Nous investissons dans ce que l’on pourrait appeler le nouvel ordre économique. Certaines valeurs ou secteurs bénéficient de mouvements démographiques et sociétaux puissants. Dans cet environnement nous privilégions des entreprises de qualité, ayant la capacité de continuer à distribuer des dividendes, au travers de nos fonds FF - Global Dividend Fund, investi dans les actions internationales, FF - Global Multi-Asset Income, sur les actifs diversifiés. La prédominance de l’Asie dans le monde, et en particulier de la Chine, devrait continuer à s’affirmer. Nous sommes à ce titre plus confiants sur les actions asiatiques que sur les actions américaines. La consommation en Chine notamment est portée par des leviers de croissance puissants qui ne vont pas se tarir, comme en attestent nos fonds FF - Asia Focus Fund et FF - China Consumer Fund. Par ailleurs, nous apprécions les investissements mettant en avant un capitalisme plus durable avec des thématiques, comme par exemple celle portant sur la gestion de l’eau et des déchets proposée dans notre fonds FF - Sustainable Water & Waste Fund. 

Les titres des entreprises les mieux notées sur le plan environnemental, social et de gouvernance ont mieux résisté à la chute des marchés. Comment expliquez-vous ce phénomène ? Est-il seulement conjoncturel ou plus durable ?

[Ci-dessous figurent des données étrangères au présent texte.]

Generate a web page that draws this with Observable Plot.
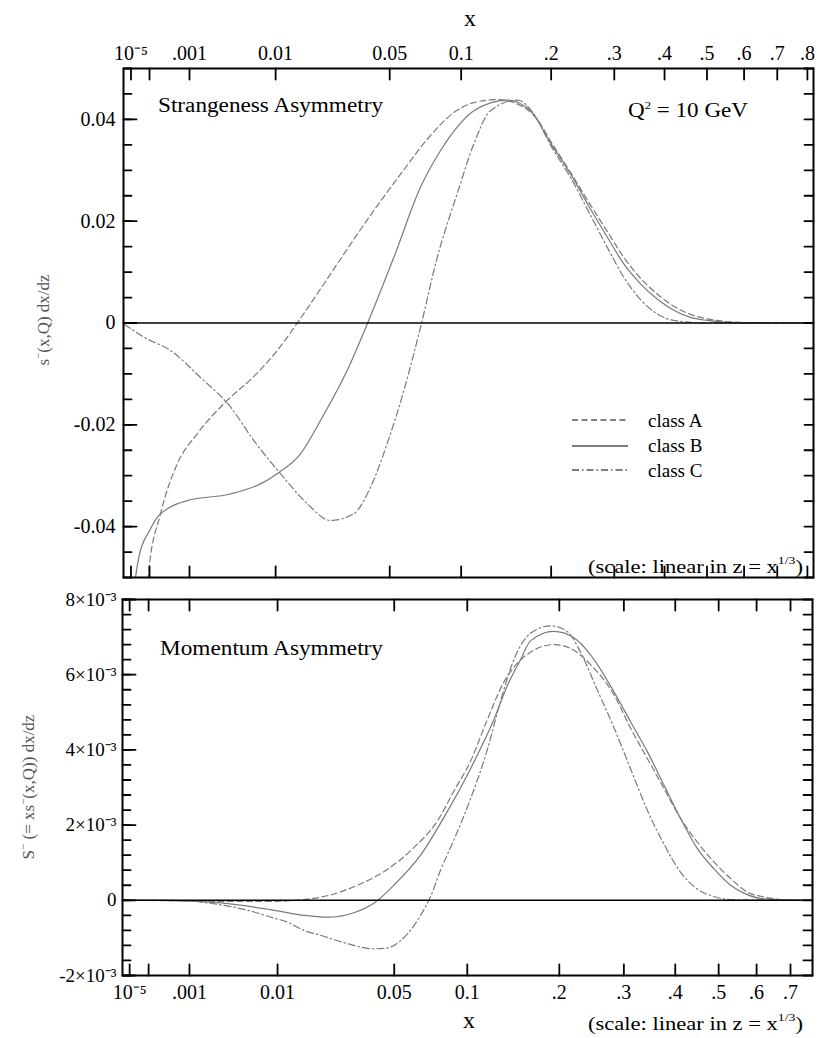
<!DOCTYPE html>
<html><head><meta charset="utf-8">
<script src="https://cdn.jsdelivr.net/npm/d3@7"></script>
<script src="https://cdn.jsdelivr.net/npm/@observablehq/plot@0.6"></script>
<style>
body{margin:0;background:#fff;}
#wrap{position:relative;width:817px;height:1038px;overflow:hidden;background:#fff;}
#wrap > svg{position:absolute;left:0;}
#wrap svg text{font-family:"Liberation Serif","Times New Roman",serif;}
</style></head><body><div id="wrap"></div>
<script>
// ---------- data: strangeness asymmetry  [x, s^-(x,Q) dx/dz] ----------
const strangeA = [[8.0e-5,-0.0525],[9.4e-5,-0.0486],[2.28e-4,-0.0375],[5.82e-4,-0.0277],[1.34e-3,-0.0218],[3.41e-3,-0.0152],[6.46e-3,-0.0105],[0.0103,-0.0054],[0.0154,0.0009],[0.0231,0.0087],[0.0328,0.0164],[0.0451,0.0239],[0.0581,0.0301],[0.0734,0.0361],[0.0966,0.0418],[0.1114,0.0433],[0.1346,0.0439],[0.1647,0.0424],[0.1857,0.0391],[0.199,0.0358],[0.2278,0.0296],[0.2591,0.0232],[0.2874,0.0180],[0.3175,0.0129],[0.3498,0.0088],[0.3841,0.0057],[0.4205,0.0033],[0.4594,0.0017],[0.5006,0.0008],[0.55,0.0003],[0.6,0.0001],[0.821,0]];
const strangeB = [[1.6e-5,-0.0525],[3.3e-5,-0.0460],[1.0e-4,-0.0408],[1.82e-4,-0.0382],[4.0e-4,-0.0362],[9.1e-4,-0.0349],[3.72e-3,-0.0336],[7.44e-3,-0.0316],[0.0103,-0.0296],[0.0154,-0.0257],[0.0209,-0.0192],[0.0302,-0.0093],[0.0387,-0.0002],[0.0523,0.0129],[0.0688,0.0267],[0.0832,0.0339],[0.0966,0.0385],[0.1114,0.0417],[0.1454,0.0438],[0.1729,0.0417],[0.199,0.0354],[0.2278,0.0293],[0.2591,0.0224],[0.2874,0.0169],[0.3175,0.0116],[0.3498,0.0077],[0.3841,0.0047],[0.4205,0.0025],[0.4594,0.0011],[0.5006,0.0005],[0.5897,0],[0.821,0]];
const strangeC = [[2.0e-6,-0.0003],[1.62e-5,-0.0015],[6.0e-5,-0.0028],[4.14e-4,-0.0054],[1.51e-3,-0.0107],[3.72e-3,-0.0165],[6.46e-3,-0.0231],[0.01094,-0.0296],[0.01713,-0.0355],[0.02414,-0.0388],[0.0328,-0.0375],[0.0402,-0.0323],[0.0486,-0.0237],[0.0581,-0.0133],[0.0688,-0.0008],[0.0806,0.0128],[0.0966,0.0254],[0.1114,0.0352],[0.1276,0.0417],[0.1568,0.0438],[0.1770,0.0411],[0.199,0.0350],[0.2278,0.0286],[0.2591,0.0212],[0.2874,0.0149],[0.3175,0.0090],[0.3498,0.0046],[0.3841,0.0018],[0.4205,0.0005],[0.50,0],[0.821,0]];

// ---------- data: momentum asymmetry  [x, S^- dx/dz] ----------
const momA = [[2e-6,0],[1e-4,0],[1e-3,-0.00001],[3e-3,-0.00003],[8.8e-3,-0.00003],[0.0156,0.00002],[0.0221,0.00012],[0.0314,0.00036],[0.0463,0.00082],[0.0612,0.0014],[0.0766,0.0021],[0.0890,0.0029],[0.1028,0.0037],[0.1179,0.0048],[0.1343,0.0058],[0.1449,0.0062],[0.1637,0.0066],[0.1927,0.0068],[0.2155,0.0067],[0.245,0.00627],[0.2827,0.00547],[0.3119,0.00458],[0.3431,0.00378],[0.3761,0.00298],[0.4113,0.00218],[0.4488,0.00155],[0.4882,0.00102],[0.5301,0.00058],[0.5742,0.00022],[0.6205,0.00009],[0.6695,0.00002],[0.77,0]];
const momB = [[2e-6,0],[1e-4,0],[1e-3,-0.00002],[2.8e-3,-0.00007],[6.3e-3,-0.00018],[8.8e-3,-0.00025],[0.0156,-0.0004],[0.0221,-0.00045],[0.0314,-0.00033],[0.0399,-0.00008],[0.0498,0.0004],[0.0654,0.0012],[0.0814,0.0022],[0.1028,0.0035],[0.1242,0.0048],[0.1378,0.0057],[0.1523,0.0064],[0.1637,0.0069],[0.1927,0.00715],[0.2203,0.00698],[0.245,0.00653],[0.2827,0.00555],[0.3119,0.00475],[0.3431,0.00396],[0.3761,0.00307],[0.4113,0.00218],[0.4488,0.00138],[0.4882,0.00084],[0.5301,0.0004],[0.5742,0.00015],[0.6205,0.00004],[0.77,0]];
const momC = [[2e-6,0],[1e-4,0],[1e-3,-0.00002],[1.7e-3,-0.00006],[2.8e-3,-0.00012],[6.3e-3,-0.00031],[0.0088,-0.00045],[0.0119,-0.00058],[0.0156,-0.0008],[0.0201,-0.00093],[0.0265,-0.0011],[0.0314,-0.0012],[0.0399,-0.00129],[0.0463,-0.00127],[0.0498,-0.0012],[0.0573,-0.0009],[0.0654,-0.0004],[0.072,0.0001],[0.079,0.0008],[0.089,0.0016],[0.1028,0.0027],[0.1179,0.0040],[0.1309,0.0053],[0.1449,0.0064],[0.1637,0.0071],[0.1884,0.0073],[0.2108,0.00715],[0.2299,0.0066],[0.2554,0.0056],[0.2827,0.0046],[0.3119,0.0035],[0.3431,0.0024],[0.3761,0.0015],[0.4113,0.00075],[0.4488,0.0003],[0.4882,0.0001],[0.5301,0.00002],[0.77,0]];

// ---------- ticks ----------
const topTickVals   = [1e-5, 1e-3, 0.01, 0.05, 0.1, 0.2, 0.3, 0.4, 0.5, 0.6, 0.7, 0.8];
const topTickLabels = ["10⁻⁵", ".001", "0.01", "0.05", "0.1", ".2", ".3", ".4", ".5", ".6", ".7", ".8"];
const topTickMarks  = [1e-5, 1e-4, 1e-3, 0.01, 0.05, 0.1, 0.2, 0.3, 0.4, 0.5, 0.6, 0.7, 0.8];
const botTickVals   = [1e-5, 1e-3, 0.01, 0.05, 0.1, 0.2, 0.3, 0.4, 0.5, 0.6, 0.7];
const botTickLabels = ["10⁻⁵", ".001", "0.01", "0.05", "0.1", ".2", ".3", ".4", ".5", ".6", ".7"];
const botTickMarks  = [1e-5, 1e-4, 1e-3, 0.01, 0.05, 0.1, 0.2, 0.3, 0.4, 0.5, 0.6, 0.7];
const sTickVals   = [-0.04, -0.02, 0, 0.02, 0.04];
const sTickLabels = ["-0.04", "-0.02", "0", "0.02", "0.04"];
const sMinorStep = 0.005;
const mTickVals   = [-0.002, 0, 0.002, 0.004, 0.006, 0.008];
const mTickLabels = ["-2×10⁻³", "0", "2×10⁻³", "4×10⁻³", "6×10⁻³", "8×10⁻³"];
const mMinorStep = 0.0004;

const FONT = "Liberation Serif";
const CURVE = "#7a7a7a";
const tickShape = {draw(ctx, l) { ctx.moveTo(0, 0); ctx.lineTo(0, -l); }};

function frameTicks(xMarks, yMajor, yAll) {
  const c = {shape: tickShape, anchor: "start", stroke: "black", strokeWidth: 1.8};
  return [
    Plot.vector(xMarks, {x: d => d, frameAnchor: "bottom", rotate: 0, length: 11, ...c}),
    Plot.vector(xMarks, {x: d => d, frameAnchor: "top", rotate: 180, length: 11, ...c}),
    Plot.vector(yAll, {y: d => d, frameAnchor: "left", rotate: 90, length: 8, ...c}),
    Plot.vector(yMajor, {y: d => d, frameAnchor: "left", rotate: 90, length: 13, ...c}),
    Plot.vector(yAll, {y: d => d, frameAnchor: "right", rotate: -90, length: 9, ...c})
  ];
}
function curves(a, b, c) {
  const o = {x: d => d[0], y: d => d[1], stroke: CURVE, strokeWidth: 1.2, curve: "monotone-x", clip: true};
  return [
    Plot.line(a, {...o, strokeDasharray: "6,3.5"}),
    Plot.line(b, {...o}),
    Plot.line(c, {...o, strokeDasharray: "7,3,1.5,3"})
  ];
}
const steps = (lo, hi, st) => d3.range(Math.round((hi - lo) / st) + 1).map(i => +(lo + i * st).toFixed(6));
const axisText = {tickSize: 0, label: null, fontFamily: FONT, fill: "black"};

const plotTop = Plot.plot({
  width: 817, height: 590,
  marginTop: 68, marginBottom: 13, marginLeft: 123, marginRight: 4,
  x: {type: "pow", exponent: 1/3, domain: [1.53e-6, 0.8213]},
  y: {domain: [-0.05, 0.05]},
  style: {fontFamily: FONT, fontSize: "20px", color: "black", background: "transparent", overflow: "visible"},
  marks: [
    ...curves(strangeA, strangeB, strangeC),
    Plot.ruleY([0], {stroke: "black", strokeWidth: 1.6}),
    Plot.frame({stroke: "black", strokeWidth: 2}),
    ...frameTicks(topTickMarks, sTickVals, steps(-0.05, 0.05, sMinorStep)),
    Plot.axisX({anchor: "top", ticks: topTickVals, tickFormat: d => topTickLabels[topTickVals.indexOf(d)], tickPadding: 9, fontSize: 20, ...axisText}),
    Plot.axisY({anchor: "left", ticks: sTickVals, tickFormat: d => sTickLabels[sTickVals.indexOf(d)], tickPadding: 8, fontSize: 20, ...axisText})
  ]
});
plotTop.style.top = "0px";

const plotBot = Plot.plot({
  width: 817, height: 448,
  marginTop: 9, marginBottom: 63, marginLeft: 122, marginRight: 5,
  x: {type: "pow", exponent: 1/3, domain: [1.81e-6, 0.7704]},
  y: {domain: [-0.002, 0.008]},
  style: {fontFamily: FONT, fontSize: "20px", color: "black", background: "transparent", overflow: "visible"},
  marks: [
    ...curves(momA, momB, momC),
    Plot.ruleY([0], {stroke: "black", strokeWidth: 1.6}),
    Plot.frame({stroke: "black", strokeWidth: 2}),
    ...frameTicks(botTickMarks, mTickVals, steps(-0.002, 0.008, mMinorStep)),
    Plot.axisX({anchor: "bottom", ticks: botTickVals, tickFormat: d => botTickLabels[botTickVals.indexOf(d)], tickPadding: 9, fontSize: 20, ...axisText}),
    Plot.axisY({anchor: "left", ticks: mTickVals, tickFormat: d => mTickLabels[mTickVals.indexOf(d)], tickPadding: 6, fontSize: 19, ...axisText})
  ]
});
plotBot.style.top = "590px";

const wrap = document.getElementById("wrap");
wrap.appendChild(plotTop);
wrap.appendChild(plotBot);

// ---------- titles, annotations, legend ----------
const ov = `
<svg xmlns="http://www.w3.org/2000/svg" width="817" height="1038" style="position:absolute;left:0;top:0;pointer-events:none">
  <text x="470" y="26" text-anchor="middle" font-size="24">x</text>
  <text x="469" y="1028" text-anchor="middle" font-size="24">x</text>
  <text x="158" y="112" font-size="20" textLength="225" lengthAdjust="spacingAndGlyphs">Strangeness Asymmetry</text>
  <text x="628" y="117" font-size="20" textLength="120" lengthAdjust="spacingAndGlyphs">Q<tspan dy="-8" font-size="11">2</tspan><tspan dy="8"> = 10 GeV</tspan></text>
  <text x="160" y="655" font-size="20" textLength="223" lengthAdjust="spacingAndGlyphs">Momentum Asymmetry</text>
  <text x="588" y="573" font-size="18" textLength="215" lengthAdjust="spacingAndGlyphs">(scale: linear in z = x<tspan dy="-9" font-size="11">1/3</tspan><tspan dy="9">)</tspan></text>
  <text x="588" y="1030" font-size="18" textLength="215" lengthAdjust="spacingAndGlyphs">(scale: linear in z = x<tspan dy="-9" font-size="11">1/3</tspan><tspan dy="9">)</tspan></text>
  <g stroke="#555" stroke-width="1.3">
    <line x1="572" x2="628" y1="420" y2="420" stroke-dasharray="6,3.5"/>
    <line x1="572" x2="628" y1="446" y2="446"/>
    <line x1="572" x2="628" y1="470" y2="470" stroke-dasharray="7,3,1.5,3"/>
  </g>
  <text x="648" y="427" font-size="19">class A</text>
  <text x="648" y="452" font-size="19">class B</text>
  <text x="648" y="477" font-size="19">class C</text>
  <text transform="translate(49,320) rotate(-90)" text-anchor="middle" font-size="17" fill="#555">s<tspan dy="-7" font-size="11">−</tspan><tspan dy="7">(x,Q) dx/dz</tspan></text>
  <text transform="translate(34,787) rotate(-90)" text-anchor="middle" font-size="17" fill="#555">S<tspan dy="-7" font-size="11">−</tspan><tspan dy="7"> (= xs</tspan><tspan dy="-7" font-size="11">−</tspan><tspan dy="7">(x,Q)) dx/dz</tspan></text>
</svg>`;
wrap.insertAdjacentHTML("beforeend", ov);
</script>
</body></html>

Les enjeux ESG pouvaient être considérés comme un luxe dans un marché haussier. Ils sont devenus une nécessité dans un marché baissier. Entre le 26 février et le 19 mars, les indices ont perdu 26,7 %. Les valeurs les mieux notées (A et B), selon l’outil propriétaire de notation extra-financière de Fidelity, ont bien mieux résisté, atténuant de 50 % la baisse. A contrario, les titres les moins bien notés, entre C et E, ont chuté bien plus que le benchmark. Les bons élèves bénéficient en effet de business models plus pérennes, avec une meilleure prise en compte du bien-être de leurs salariés, de leur impact environnemental et des questions de gouvernance. Ces entreprises sont en avance sur leur temps. L’approche ESG est visible sur tous les continents. Même en Chine, le sujet s’invite dans les conseils d’administration. L’épidémie de Covid-19 a apporté une preuve grandeur nature de leur pertinence.